Congolese film director and journalist

Annette Kouamba Matondo is a film director, journalist and blogger from the Republic of the Congo.

== Career ==
Matondo is editor of La Nouvelle République, a newspaper based in Brazzaville. Her first film, On n'oublie pas, on pardonne, commemorates the disappearance of 353 refugees in 1999 from the port in Brazzaville. In it the actress Sylvie Dyclos-Pomos writes a play based on the event. The title uses a phrase associated with Nelson Mandela. The film was described by film-maker Beti Ellerson as "cathartic". Her second film, De quoi avons-nous peur? raises awareness of censorship and self-censorship in journalism.

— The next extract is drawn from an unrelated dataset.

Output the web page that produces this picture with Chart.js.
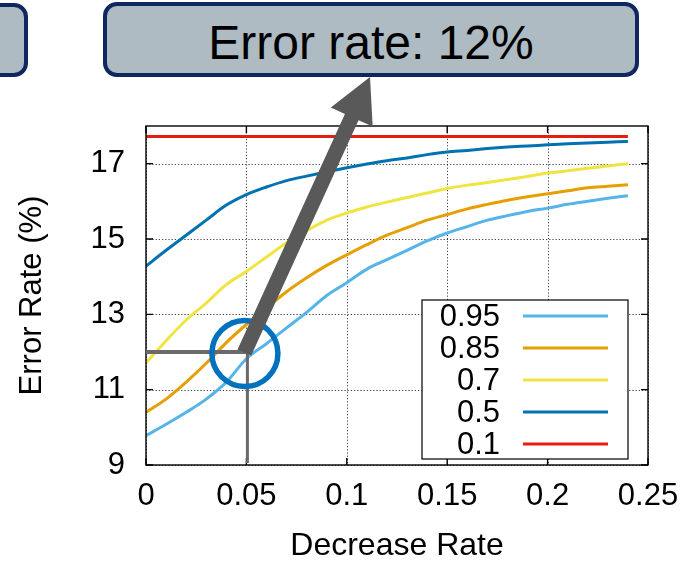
<!DOCTYPE html>
<html><head><meta charset="utf-8">
<script src="https://cdn.jsdelivr.net/npm/chart.js@4"></script>
<style>
html,body{margin:0;padding:0;background:#fff;overflow:hidden}
#wrap{position:relative;width:693px;height:563px;overflow:hidden}
canvas{position:absolute;left:0;top:0}
.box{position:absolute;box-sizing:border-box;background:#aebbc3;border:4px solid #0f2660;border-radius:14px;font-family:"Liberation Sans",Arial,sans-serif;color:#000;display:flex;align-items:center;justify-content:center}
</style></head><body>
<div id="wrap">
<canvas id="c" width="693" height="563"></canvas>
<div class="box" style="left:-300px;top:3px;width:328px;height:74px"></div>
<div class="box" style="left:103px;top:2px;width:536px;height:75px;font-size:48px;padding-top:6px">Error rate: 12%</div>
</div>
<script>
// ---- data ----
const decreaseRate = [0,0.01,0.02,0.03,0.04,0.05,0.06,0.07,0.08,0.09,0.10,0.11,0.12,0.13,0.14,0.15,0.16,0.17,0.18,0.19,0.20,0.21,0.22,0.23,0.24];
const err095 = [9.78,10.08,10.4,10.75,11.2,11.82,12.22,12.64,13.05,13.5,13.84,14.2,14.45,14.7,14.95,15.16,15.33,15.5,15.62,15.73,15.82,15.92,16.0,16.08,16.15];
const err085 = [10.4,10.75,11.2,11.7,12.25,12.73,13.17,13.6,13.97,14.3,14.58,14.85,15.1,15.3,15.5,15.65,15.8,15.92,16.03,16.12,16.2,16.28,16.36,16.4,16.44];
const err07  = [11.71,12.3,12.85,13.3,13.79,14.14,14.52,14.9,15.22,15.5,15.69,15.85,15.98,16.1,16.22,16.34,16.43,16.5,16.58,16.66,16.75,16.81,16.88,16.94,17.0];
const err05  = [14.28,14.7,15.1,15.5,15.9,16.18,16.38,16.55,16.67,16.78,16.89,16.99,17.08,17.15,17.24,17.31,17.35,17.4,17.44,17.47,17.5,17.53,17.55,17.57,17.59];
const err01  = [17.72,17.72,17.72,17.72,17.72,17.72,17.72,17.72,17.72,17.72,17.72,17.72,17.72,17.72,17.72,17.72,17.72,17.72,17.72,17.72,17.72,17.72,17.72,17.72,17.72];
const seriesLabels = ['0.95','0.85','0.7','0.5','0.1'];
const seriesValues = [err095, err085, err07, err05, err01];
const seriesColors = ['#56b4e9','#e69f00','#f0e442','#0072b2','#e51e10'];
const xTicks = [0,0.05,0.1,0.15,0.2,0.25];
const xTickLabels = ['0','0.05','0.1','0.15','0.2','0.25'];
const yTicks = [9,11,13,15,17];
const yTickLabels = ['9','11','13','15','17'];
const highlight = {x:0.05, y:12};

const FONT = '"Liberation Sans", Arial, sans-serif';
Chart.defaults.font.family = FONT;
Chart.defaults.color = '#000';

const overlay = {
  id:'overlay',
  beforeDatasetsDraw(chart){
    const {ctx, chartArea:a, scales:{x,y}} = chart;
    ctx.save();
    ctx.strokeStyle = 'rgba(0,0,0,0.75)';
    ctx.lineWidth = 1;
    ctx.setLineDash([1.2,2]);
    ctx.beginPath();
    xTicks.forEach(v=>{const px=Math.round(x.getPixelForValue(v))+0.5; ctx.moveTo(px,a.top); ctx.lineTo(px,a.bottom);});
    yTicks.forEach(v=>{const py=Math.round(y.getPixelForValue(v))+0.5; ctx.moveTo(a.left,py); ctx.lineTo(a.right,py);});
    ctx.stroke();
    ctx.restore();
  },
  afterDatasetsDraw(chart){
    const {ctx, chartArea:a, scales:{x,y}} = chart;
    ctx.save();
    // frame + inward ticks
    ctx.strokeStyle='#000'; ctx.lineWidth=1.4;
    ctx.strokeRect(a.left, a.top, a.right-a.left, a.bottom-a.top);
    ctx.beginPath();
    xTicks.forEach(v=>{const px=x.getPixelForValue(v); ctx.moveTo(px,a.bottom); ctx.lineTo(px,a.bottom-7); ctx.moveTo(px,a.top); ctx.lineTo(px,a.top+7);});
    yTicks.forEach(v=>{const py=y.getPixelForValue(v); ctx.moveTo(a.left,py); ctx.lineTo(a.left+7,py); ctx.moveTo(a.right,py); ctx.lineTo(a.right-7,py);});
    ctx.stroke();
    // legend
    const lg = {left:422, top:300, right:628, bottom:459, textRight:500, lineL:523, lineR:608, row0:316, rowH:32};
    ctx.fillStyle='#fff';
    ctx.fillRect(lg.left, lg.top, lg.right-lg.left, lg.bottom-lg.top);
    ctx.strokeStyle='#000'; ctx.lineWidth=1.2;
    ctx.strokeRect(lg.left, lg.top, lg.right-lg.left, lg.bottom-lg.top);
    ctx.font = '31px ' + FONT;
    ctx.textAlign='right'; ctx.textBaseline='middle';
    chart.data.datasets.forEach((ds,i)=>{
      const ry = lg.row0 + i*lg.rowH;
      ctx.fillStyle='#000';
      ctx.fillText(ds.label, lg.textRight, ry+1);
      ctx.strokeStyle=ds.borderColor; ctx.lineWidth=3;
      ctx.beginPath(); ctx.moveTo(lg.lineL, ry); ctx.lineTo(lg.lineR, ry); ctx.stroke();
    });
    // highlight guide lines
    const hx=x.getPixelForValue(highlight.x), hy=y.getPixelForValue(highlight.y);
    ctx.strokeStyle='#6a6a6a'; ctx.lineCap='butt';
    ctx.lineWidth=4;
    ctx.beginPath(); ctx.moveTo(a.left, hy); ctx.lineTo(hx+2, hy); ctx.stroke();
    ctx.lineWidth=3;
    ctx.beginPath(); ctx.moveTo(hx+1, hy); ctx.lineTo(hx+1, a.bottom-2); ctx.stroke();
    // circle
    ctx.strokeStyle='#0072bd'; ctx.lineWidth=5.5;
    ctx.beginPath(); ctx.arc(hx-1.5, hy+1.5, 33, 0, Math.PI*2); ctx.stroke();
    // arrow to the label box
    const B = {x:hx-2, y:hy+0.5}, T = {x:370, y:77};
    const dx=T.x-B.x, dy=T.y-B.y, L=Math.hypot(dx,dy);
    const d={x:dx/L,y:dy/L}, n={x:-d.y,y:d.x};
    const headLen=44, headHalf=23, shaftHalf=7.5;
    const H={x:T.x-headLen*d.x, y:T.y-headLen*d.y};
    const P=(p,k)=>[p.x+k*n.x, p.y+k*n.y];
    const pts=[P(B,-shaftHalf),P(H,-shaftHalf),P(H,-headHalf),[T.x,T.y],P(H,headHalf),P(H,shaftHalf),P(B,shaftHalf)];
    ctx.fillStyle='#595959';
    ctx.beginPath(); pts.forEach((p,i)=> i?ctx.lineTo(p[0],p[1]):ctx.moveTo(p[0],p[1])); ctx.closePath(); ctx.fill();
    ctx.restore();
  }
};

new Chart(document.getElementById('c'), {
  type:'line',
  data:{
    datasets: seriesLabels.map((lab,i)=>({
      label: lab,
      data: decreaseRate.map((r,j)=>({x:r, y:seriesValues[i][j]})),
      borderColor: seriesColors[i],
      borderWidth: 3,
      pointRadius: 0,
      cubicInterpolationMode: 'monotone',
      fill: false
    }))
  },
  options:{
    responsive:false, animation:false, devicePixelRatio:1,
    layout:{padding:{top:126, right:45, left:0, bottom:0}},
    plugins:{legend:{display:false}, tooltip:{enabled:false}},
    scales:{
      x:{
        type:'linear', min:0, max:0.25,
        afterBuildTicks:s=>{ s.ticks = xTicks.map(v=>({value:v})); },
        afterFit:s=>{ s.height=98; s.paddingLeft=0; s.paddingRight=0; },
        grid:{display:false, drawTicks:false},
        border:{display:false},
        ticks:{padding:13, font:{size:31}, color:'#000', maxRotation:0, autoSkip:false,
               callback:(v,i)=>xTickLabels[i]},
        title:{display:true, text:'Decrease Rate', color:'#000', font:{size:32, lineHeight:1}, padding:{top:0,bottom:1}}
      },
      y:{
        type:'linear', min:9, max:18,
        afterBuildTicks:s=>{ s.ticks = yTicks.map(v=>({value:v})); },
        afterFit:s=>{ s.width=146; s.paddingTop=0; s.paddingBottom=0; },
        grid:{display:false, drawTicks:false},
        border:{display:false},
        ticks:{padding:21, font:{size:31}, color:'#000', autoSkip:false,
               callback:(v,i)=>yTickLabels[i]},
        title:{display:true, text:'Error Rate (%)', color:'#000', font:{size:31, lineHeight:1.2}, padding:{top:13.4,bottom:0}}
      }
    }
  },
  plugins:[overlay]
});
</script>
</body></html>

In a third film, Au-delà de la souffrance, she draws attention to the explosion on 4 March 2012 at an ammunition depot in Mpila.

== Filmography ==

- On n'oublie pas, on pardonne (2010)
- De quoi avons-nous peur ? (2010)
- Au-delà de la souffrance (2012)'

== Awards ==

- Best Documentary: De quoi avons-nous peur ? – Tazama Festival Festival (2010)
- Audience Award: On n'oublie pas, on pardonne – Festival Ciné Sud de Cozes (2011)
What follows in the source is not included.